MATERIALS PROVIDED
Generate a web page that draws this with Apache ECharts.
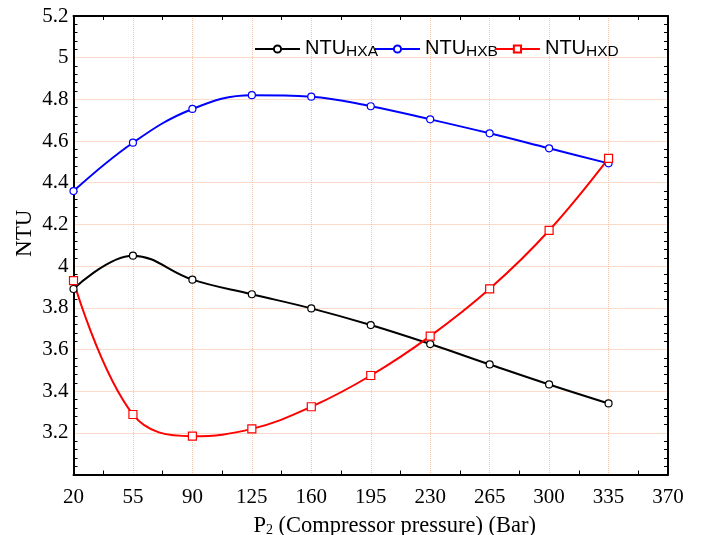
<!DOCTYPE html>
<html>
<head>
<meta charset="utf-8">
<script src="https://cdn.jsdelivr.net/npm/echarts@6/dist/echarts.min.js"></script>
<style>
html,body{margin:0;padding:0;background:#fff;}
#chart{width:701px;height:535px;}
</style>
</head>
<body>
<div id="chart"></div>
<script>
// ---- data ----
const pressures = [20, 55, 90, 125, 160, 195, 230, 265, 300, 335];
const ntuHXA = [3.89, 4.05, 3.935, 3.865, 3.797, 3.717, 3.626, 3.528, 3.432, 3.341];
const ntuHXB = [4.36, 4.592, 4.754, 4.82, 4.813, 4.767, 4.704, 4.637, 4.565, 4.493];
const ntuHXD = [3.93, 3.288, 3.184, 3.219, 3.325, 3.475, 3.664, 3.891, 4.171, 4.517];
const seriesSubs = ['HXA', 'HXB', 'HXD'];
const xTickMin = 20, xTickMax = 370, xTickStep = 35;
const yTickMin = 3.0, yTickMax = 5.2, yTickStep = 0.2;

const chart = echarts.init(document.getElementById('chart'), null, {renderer: 'canvas'});
const serif = 'Liberation Serif, Times New Roman, serif';
const sans = 'Liberation Sans, Arial, sans-serif';

function pairs(vals) { return pressures.map((p, i) => [p, vals[i]]); }

const axisLineStyle = {show: true, lineStyle: {color: '#000', width: 2}};
const gridLineY = {show: true, lineStyle: {color: '#f7b492', type: 'dotted', width: 1}};
const gridLineX = {show: true, lineStyle: {color: '#f9c3a6', type: 'dotted', width: 1}};

const option = {
  backgroundColor: '#fff',
  animation: false,
  grid: {left: 73.5, right: 33, top: 16, bottom: 60.5, containLabel: false, outerBoundsMode: 'none'},
  legend: {
    left: 249, top: 26,
    itemWidth: 45, itemHeight: 9, itemGap: -4,
    data: seriesSubs.map(s => 'NTU' + s),
    formatter: name => '{n|NTU}{s|' + name.slice(3) + '}',
    textStyle: {
      color: '#000',
      rich: {
        n: {fontFamily: sans, fontSize: 20, color: '#000', lineHeight: 22, verticalAlign: 'top'},
        s: {fontFamily: sans, fontSize: 15.5, color: '#000', lineHeight: 16, verticalAlign: 'bottom', padding: [13, 0, 0, 0]}
      }
    }
  },
  xAxis: [{
    type: 'value', position: 'bottom',
    min: xTickMin, max: xTickMax, interval: xTickStep,
    axisLine: axisLineStyle,
    axisTick: {show: false, inside: true},
    minorTick: {show: true, splitNumber: 2, length: 4, lineStyle: {color: '#000', width: 1}},
    splitLine: gridLineX,
    axisLabel: {fontFamily: serif, fontSize: 21, color: '#000', margin: 12},
    name: '{a|P}{b|2}{a| (Compressor pressure) (Bar)}',
    nameLocation: 'middle', nameGap: 40, nameMoveOverlap: false,
    nameTextStyle: {
      padding: [0, 0, 0, 48],
      rich: {
        a: {fontFamily: serif, fontSize: 22.5, color: '#000'},
        b: {fontFamily: serif, fontSize: 14, color: '#000', padding: [8, 0, 0, 0]}
      }
    }
  }, {
    type: 'value', position: 'top',
    min: xTickMin, max: xTickMax, interval: xTickStep,
    axisLine: axisLineStyle,
    axisTick: {show: false, inside: true},
    minorTick: {show: true, splitNumber: 2, length: 4, lineStyle: {color: '#000', width: 1}},
    splitLine: {show: false},
    axisLabel: {show: false}
  }],
  yAxis: [{
    type: 'value', position: 'left',
    min: yTickMin, max: yTickMax, interval: yTickStep,
    axisLine: axisLineStyle,
    axisTick: {show: false, inside: true},
    minorTick: {show: true, splitNumber: 5, length: 4, lineStyle: {color: '#000', width: 1}},
    splitLine: gridLineY,
    axisLabel: {fontFamily: serif, fontSize: 21, color: '#000', margin: 5, showMinLabel: false},
    name: 'NTU', nameLocation: 'middle', nameGap: 37, nameMoveOverlap: false,
    nameTextStyle: {fontFamily: serif, fontSize: 23, color: '#000', padding: [0, 0, 0, 24]}
  }, {
    type: 'value', position: 'right',
    min: yTickMin, max: yTickMax, interval: yTickStep,
    axisLine: axisLineStyle,
    axisTick: {show: false, inside: true},
    minorTick: {show: true, splitNumber: 5, length: 4, lineStyle: {color: '#000', width: 1}},
    splitLine: {show: false},
    axisLabel: {show: false}
  }],
  series: [
    {
      name: 'NTUHXA', type: 'line', smooth: 0.4, data: pairs(ntuHXA),
      symbol: 'circle', symbolSize: 7,
      lineStyle: {color: '#000', width: 2},
      itemStyle: {color: '#fff', borderColor: '#000', borderWidth: 1.2}
    },
    {
      name: 'NTUHXB', type: 'line', smooth: 0.4, data: pairs(ntuHXB),
      symbol: 'circle', symbolSize: 7,
      lineStyle: {color: '#0000ff', width: 2},
      itemStyle: {color: '#fff', borderColor: '#0000ff', borderWidth: 1.2}
    },
    {
      name: 'NTUHXD', type: 'line', smooth: 0.4, data: pairs(ntuHXD),
      symbol: 'rect', symbolSize: 8,
      lineStyle: {color: '#ff0000', width: 2},
      itemStyle: {color: '#fff', borderColor: '#ff0000', borderWidth: 1.2}
    }
  ]
};
chart.setOption(option);
</script>
</body>
</html>
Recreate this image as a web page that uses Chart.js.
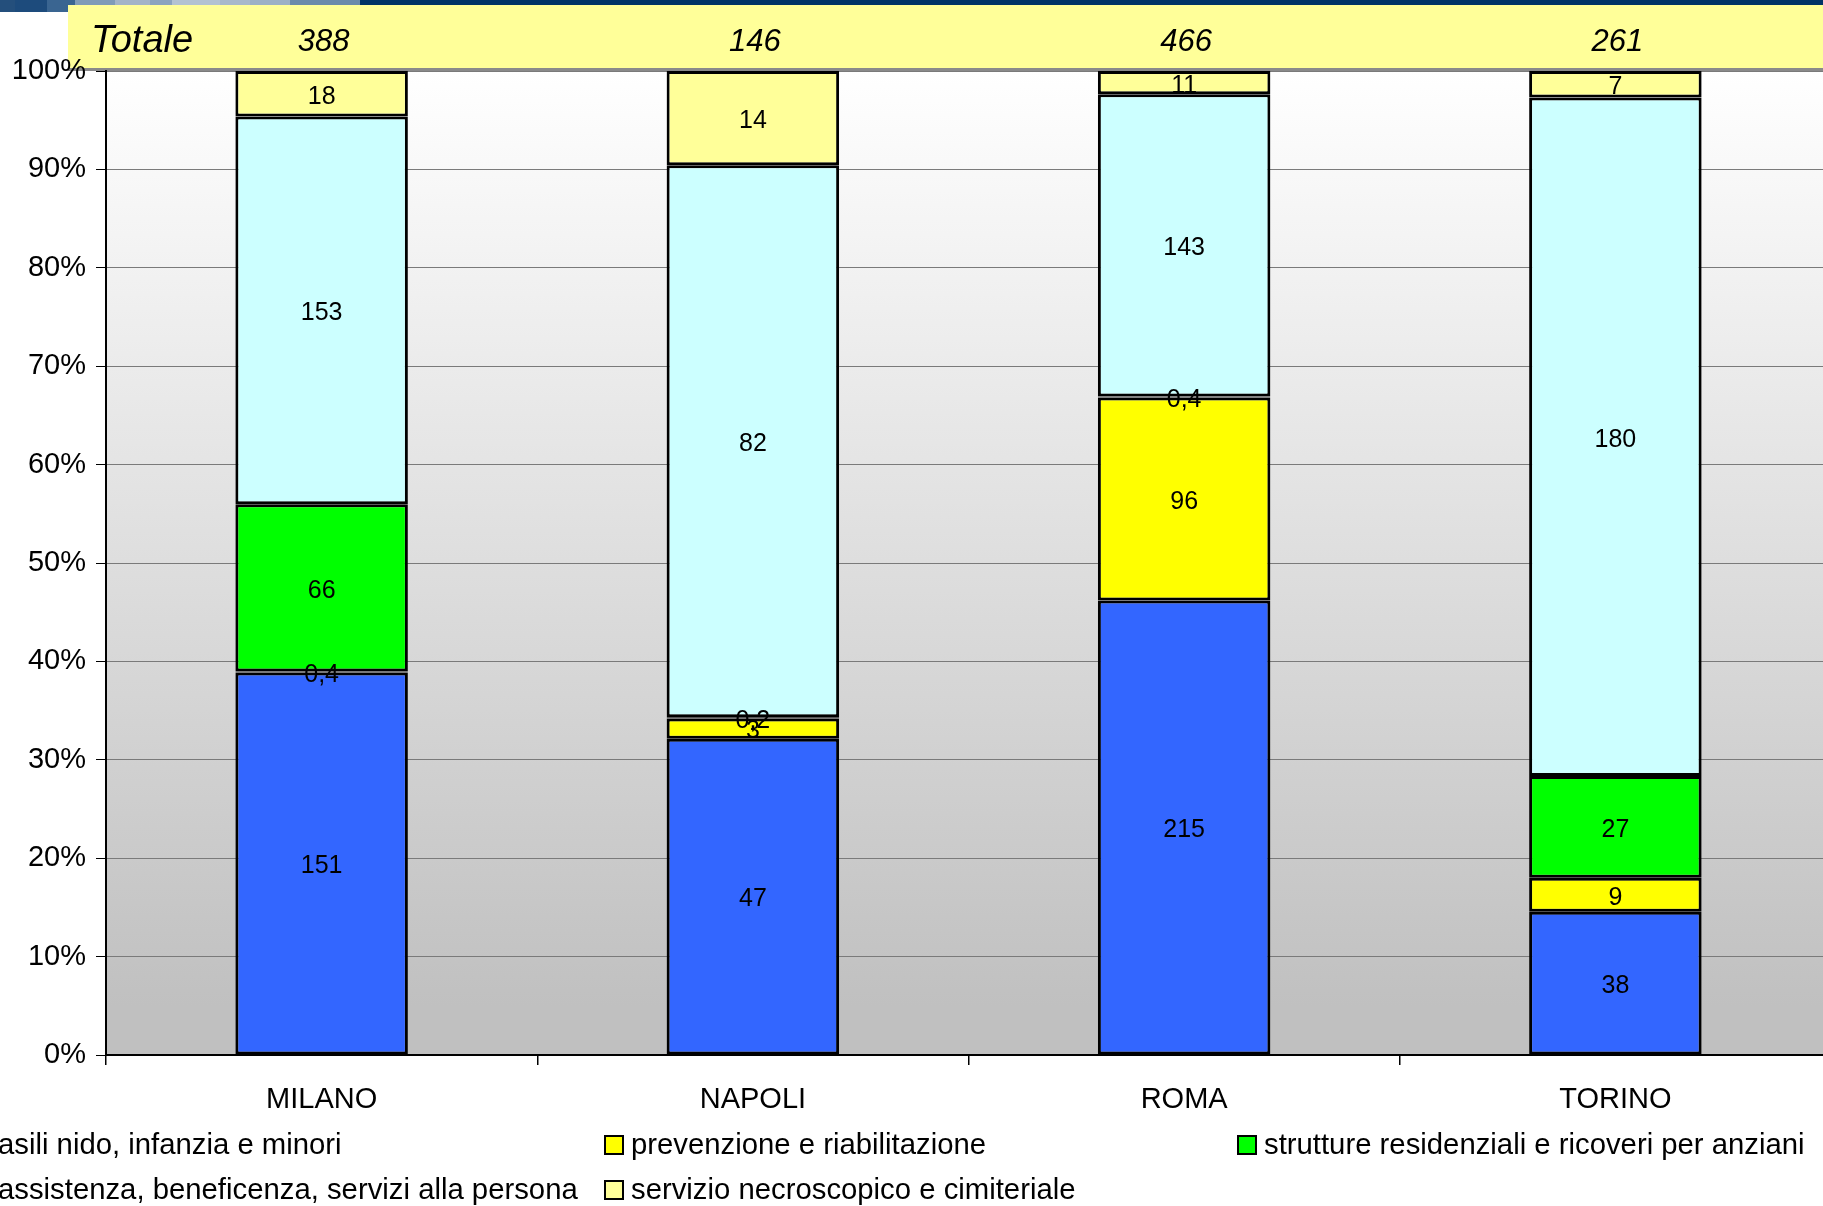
<!DOCTYPE html>
<html>
<head>
<meta charset="utf-8">
<script src="https://cdn.jsdelivr.net/npm/chart.js@4"></script>
<style>
  html, body { margin: 0; padding: 0; background: #fff; overflow: hidden; }
  #grafico { display: block; }
</style>
</head>
<body>
<canvas id="grafico" width="1831" height="1206"></canvas>
<script>
// dati (valori assoluti)
const categorie = ['MILANO', 'NAPOLI', 'ROMA', 'TORINO'];
const totali = [388, 146, 466, 261];
const asili = [151, 47, 215, 38];
const prevenzione = [0.4, 3, 96, 9];
const strutture = [66, 0.2, 0.4, 27];
const assistenza = [153, 82, 143, 180];
const necroscopico = [18, 14, 11, 7];
const yTicks = [0, 10, 20, 30, 40, 50, 60, 70, 80, 90, 100];

const serie = [
  { label: 'asili nido, infanzia e minori', valori: asili, colore: '#3366FF' },
  { label: 'prevenzione e riabilitazione', valori: prevenzione, colore: '#FFFF00' },
  { label: 'strutture residenziali e ricoveri per anziani', valori: strutture, colore: '#00FF00' },
  { label: 'assistenza, beneficenza, servizi alla persona', valori: assistenza, colore: '#CCFFFF' },
  { label: 'servizio necroscopico e cimiteriale', valori: necroscopico, colore: '#FFFF99' }
];

// somma per categoria -> percentuali (grafico al 100%)
const somme = categorie.map((c, i) => serie.reduce((s, d) => s + d.valori[i], 0));

const FONT = '"Liberation Sans", Arial, sans-serif';

function formatta(v) {
  return String(v).replace('.', ',');
}

// sfondo sfumato + striscia in alto + banda gialla dei totali
const sfondoPlugin = {
  id: 'sfondo',
  beforeDraw(chart) {
    const { ctx, chartArea: a } = chart;
    const w = chart.width;
    ctx.save();
    const g = ctx.createLinearGradient(0, a.top, 0, a.bottom);
    g.addColorStop(0, '#ffffff');
    g.addColorStop(0.95, '#c0c0c0');
    g.addColorStop(1, '#c0c0c0');
    ctx.fillStyle = g;
    ctx.fillRect(a.left, a.top, a.right - a.left, a.bottom - a.top);

    // striscia superiore
    const blocchi = [
      [0, 15, '#244f7c'], [15, 47, '#1d4b7c'], [47, 75, '#3a6591'], [75, 115, '#7f9bb8'],
      [115, 150, '#a3b4c8'], [150, 172, '#8ba3bf'], [172, 220, '#b3c2d2'], [220, 250, '#a8b8cb'],
      [250, 290, '#9cb0c6'], [290, 360, '#6b8aab']
    ];
    blocchi.forEach(b => {
      ctx.fillStyle = b[2];
      ctx.fillRect(b[0], 0, b[1] - b[0], 12);
    });
    ctx.fillStyle = '#003366';
    ctx.fillRect(360, 0, w - 360, 12);

    // banda gialla
    ctx.fillStyle = '#8a8a8a';
    ctx.fillRect(68, 8, w - 68, 63);
    ctx.fillStyle = '#FFFF99';
    ctx.fillRect(68, 5, w - 68, 63);
    ctx.restore();
  }
};

// etichette dei valori dentro le barre
const etichettePlugin = {
  id: 'etichette',
  afterDatasetsDraw(chart) {
    const { ctx } = chart;
    ctx.save();
    ctx.font = '25px ' + FONT;
    ctx.fillStyle = '#000';
    ctx.textAlign = 'center';
    ctx.textBaseline = 'middle';
    chart.data.datasets.forEach((ds, di) => {
      const meta = chart.getDatasetMeta(di);
      meta.data.forEach((bar, i) => {
        const y = (bar.y + bar.base) / 2;
        ctx.fillText(formatta(ds.valori[i]), bar.x, y + 3);
      });
    });
    ctx.restore();
  }
};

// testi dei totali + legenda
const decorPlugin = {
  id: 'decor',
  afterDraw(chart) {
    const { ctx } = chart;
    ctx.save();
    ctx.fillStyle = '#000';
    ctx.textBaseline = 'alphabetic';
    ctx.textAlign = 'left';
    ctx.font = 'italic 38px ' + FONT;
    ctx.fillText('Totale', 91, 52);
    ctx.textAlign = 'center';
    ctx.font = 'italic 31px ' + FONT;
    const xs = chart.scales.x;
    totali.forEach((t, i) => {
      ctx.fillText(String(t), xs.getPixelForValue(i) + 2, 51);
    });

    // legenda
    const posizioni = [
      [-28, 1145], [605, 1145], [1238, 1145],
      [-28, 1190], [605, 1190]
    ];
    ctx.font = '29.3px ' + FONT;
    ctx.textAlign = 'left';
    ctx.textBaseline = 'middle';
    chart.data.datasets.forEach((ds, i) => {
      const [x, y] = posizioni[i];
      ctx.fillStyle = ds.backgroundColor;
      ctx.fillRect(x, y - 9, 18, 18);
      ctx.strokeStyle = '#000';
      ctx.lineWidth = 2;
      ctx.strokeRect(x, y - 9, 18, 18);
      ctx.fillStyle = '#000';
      ctx.fillText(ds.label, x + 26, y + 1);
    });
    ctx.restore();
  }
};

const datasets = serie.map(s => ({
  label: s.label,
  valori: s.valori,
  data: s.valori.map((v, i) => v / somme[i] * 100),
  backgroundColor: s.colore,
  borderColor: '#000',
  borderWidth: 3,
  borderSkipped: false,
  categoryPercentage: 1,
  barPercentage: 0.4
}));

new Chart(document.getElementById('grafico'), {
  type: 'bar',
  data: { labels: categorie, datasets: datasets },
  options: {
    responsive: false,
    devicePixelRatio: 1,
    animation: false,
    layout: { padding: { top: 71, right: 0, left: 0, bottom: 0 } },
    plugins: {
      legend: { display: false },
      tooltip: { enabled: false }
    },
    scales: {
      x: {
        stacked: true,
        offset: true,
        grid: {
          offset: true,
          drawOnChartArea: false,
          drawTicks: true,
          tickLength: 10,
          color: '#000',
          lineWidth: 1.5
        },
        border: { color: '#000', width: 2 },
        ticks: {
          color: '#000',
          font: { family: FONT, size: 29 },
          padding: 18
        },
        afterFit(scale) { scale.height = 151; }
      },
      y: {
        stacked: true,
        min: 0,
        max: 100,
        afterBuildTicks(scale) { scale.ticks = yTicks.map(v => ({ value: v })); },
        grid: {
          color: '#7a7a7a',
          lineWidth: 1,
          tickColor: '#000',
          tickLength: 10
        },
        border: { color: '#000', width: 2 },
        ticks: {
          color: '#000',
          font: { family: FONT, size: 29 },
          padding: 10,
          callback: v => v + '%'
        },
        afterFit(scale) { scale.width = 106; }
      }
    }
  },
  plugins: [sfondoPlugin, etichettePlugin, decorPlugin]
});
</script>
</body>
</html>
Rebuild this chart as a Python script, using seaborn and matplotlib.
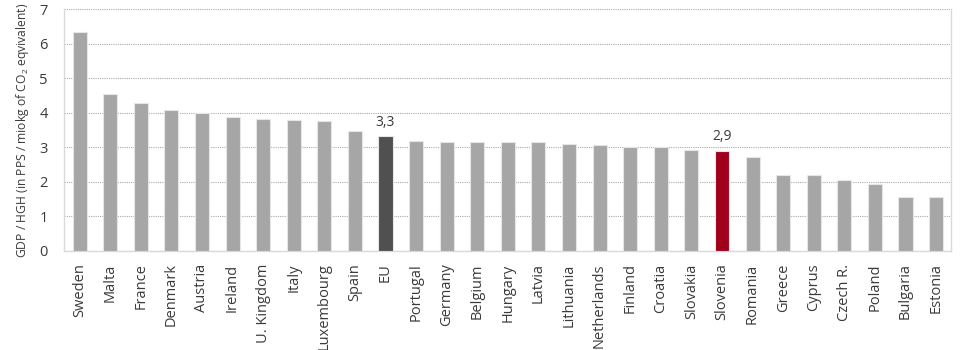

TASK
Reproduce the material above exactly, first line through the line that contains "return pressures.map((p, i)", minus the pictures.

WRITTEN RESPONSE
Generate a web page that draws this with Apache ECharts.
<!DOCTYPE html>
<html>
<head>
<meta charset="utf-8">
<script src="https://cdn.jsdelivr.net/npm/echarts@6/dist/echarts.min.js"></script>
<style>
html,body{margin:0;padding:0;background:#fff;}
#chart{width:701px;height:535px;}
</style>
</head>
<body>
<div id="chart"></div>
<script>
// ---- data ----
const pressures = [20, 55, 90, 125, 160, 195, 230, 265, 300, 335];
const ntuHXA = [3.89, 4.05, 3.935, 3.865, 3.797, 3.717, 3.626, 3.528, 3.432, 3.341];
const ntuHXB = [4.36, 4.592, 4.754, 4.82, 4.813, 4.767, 4.704, 4.637, 4.565, 4.493];
const ntuHXD = [3.93, 3.288, 3.184, 3.219, 3.325, 3.475, 3.664, 3.891, 4.171, 4.517];
const seriesSubs = ['HXA', 'HXB', 'HXD'];
const xTickMin = 20, xTickMax = 370, xTickStep = 35;
const yTickMin = 3.0, yTickMax = 5.2, yTickStep = 0.2;

const chart = echarts.init(document.getElementById('chart'), null, {renderer: 'canvas'});
const serif = 'Liberation Serif, Times New Roman, serif';
const sans = 'Liberation Sans, Arial, sans-serif';

function pairs(vals) { return pressures.map((p, i) => [p, vals[i]]); }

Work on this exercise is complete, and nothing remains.